### Supplied information
========

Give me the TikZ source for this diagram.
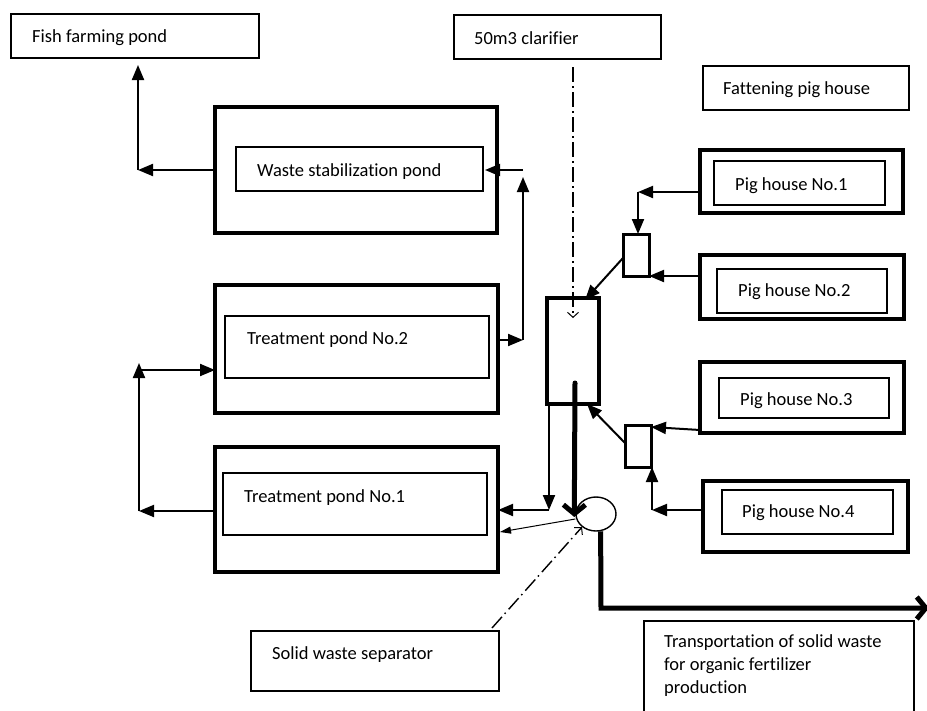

========

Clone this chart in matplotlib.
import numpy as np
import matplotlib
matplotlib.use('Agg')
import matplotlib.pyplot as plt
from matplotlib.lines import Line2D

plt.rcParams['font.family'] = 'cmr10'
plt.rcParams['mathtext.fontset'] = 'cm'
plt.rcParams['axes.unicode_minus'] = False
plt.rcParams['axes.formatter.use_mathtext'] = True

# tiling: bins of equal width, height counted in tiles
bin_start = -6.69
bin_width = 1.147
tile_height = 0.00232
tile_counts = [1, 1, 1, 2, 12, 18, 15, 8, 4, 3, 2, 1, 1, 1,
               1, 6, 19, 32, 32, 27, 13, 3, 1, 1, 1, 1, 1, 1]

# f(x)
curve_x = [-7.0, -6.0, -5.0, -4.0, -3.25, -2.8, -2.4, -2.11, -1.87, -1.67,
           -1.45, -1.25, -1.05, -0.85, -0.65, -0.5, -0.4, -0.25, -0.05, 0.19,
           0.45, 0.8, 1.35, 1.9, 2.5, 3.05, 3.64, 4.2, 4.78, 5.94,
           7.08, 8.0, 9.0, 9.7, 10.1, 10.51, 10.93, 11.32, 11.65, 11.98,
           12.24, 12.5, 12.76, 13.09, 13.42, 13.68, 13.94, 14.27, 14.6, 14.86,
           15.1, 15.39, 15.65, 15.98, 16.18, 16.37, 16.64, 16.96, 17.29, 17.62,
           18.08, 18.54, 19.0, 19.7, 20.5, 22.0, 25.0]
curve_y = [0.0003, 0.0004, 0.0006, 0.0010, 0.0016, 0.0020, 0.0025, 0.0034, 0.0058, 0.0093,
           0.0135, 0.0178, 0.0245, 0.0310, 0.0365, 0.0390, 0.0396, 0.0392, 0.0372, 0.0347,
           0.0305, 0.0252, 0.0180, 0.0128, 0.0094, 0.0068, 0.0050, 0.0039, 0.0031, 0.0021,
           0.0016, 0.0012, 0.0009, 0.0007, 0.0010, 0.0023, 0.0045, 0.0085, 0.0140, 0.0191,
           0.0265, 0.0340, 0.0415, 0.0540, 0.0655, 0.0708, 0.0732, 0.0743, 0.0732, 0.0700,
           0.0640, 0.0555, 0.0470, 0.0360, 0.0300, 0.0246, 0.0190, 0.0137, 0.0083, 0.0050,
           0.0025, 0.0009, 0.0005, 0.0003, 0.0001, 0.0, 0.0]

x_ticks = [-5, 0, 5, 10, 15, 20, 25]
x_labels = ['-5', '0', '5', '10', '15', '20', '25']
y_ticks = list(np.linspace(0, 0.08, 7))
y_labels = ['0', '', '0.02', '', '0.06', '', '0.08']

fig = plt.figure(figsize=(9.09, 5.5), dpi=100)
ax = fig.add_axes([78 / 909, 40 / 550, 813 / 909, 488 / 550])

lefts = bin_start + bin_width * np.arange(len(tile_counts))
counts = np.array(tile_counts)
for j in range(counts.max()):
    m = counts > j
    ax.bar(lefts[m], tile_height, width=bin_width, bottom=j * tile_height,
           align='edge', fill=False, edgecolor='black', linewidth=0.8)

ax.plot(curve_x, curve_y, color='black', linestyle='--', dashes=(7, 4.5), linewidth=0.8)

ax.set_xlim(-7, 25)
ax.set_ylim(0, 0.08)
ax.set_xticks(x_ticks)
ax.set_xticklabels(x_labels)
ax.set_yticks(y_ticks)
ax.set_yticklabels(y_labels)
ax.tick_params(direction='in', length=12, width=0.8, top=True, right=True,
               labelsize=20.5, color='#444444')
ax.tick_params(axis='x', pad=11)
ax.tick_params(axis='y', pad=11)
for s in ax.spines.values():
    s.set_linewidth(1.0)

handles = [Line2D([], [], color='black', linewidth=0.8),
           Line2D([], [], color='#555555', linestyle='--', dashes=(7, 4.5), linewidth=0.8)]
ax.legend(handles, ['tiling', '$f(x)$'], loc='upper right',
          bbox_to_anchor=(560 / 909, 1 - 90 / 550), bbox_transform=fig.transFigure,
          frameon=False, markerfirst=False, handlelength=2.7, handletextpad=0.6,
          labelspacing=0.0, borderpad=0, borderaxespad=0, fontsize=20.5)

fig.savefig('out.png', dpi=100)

========

### Your task
Lines in the records that hold the word "matplotlib" are to be counted; give only the total.

### Completed exercise
5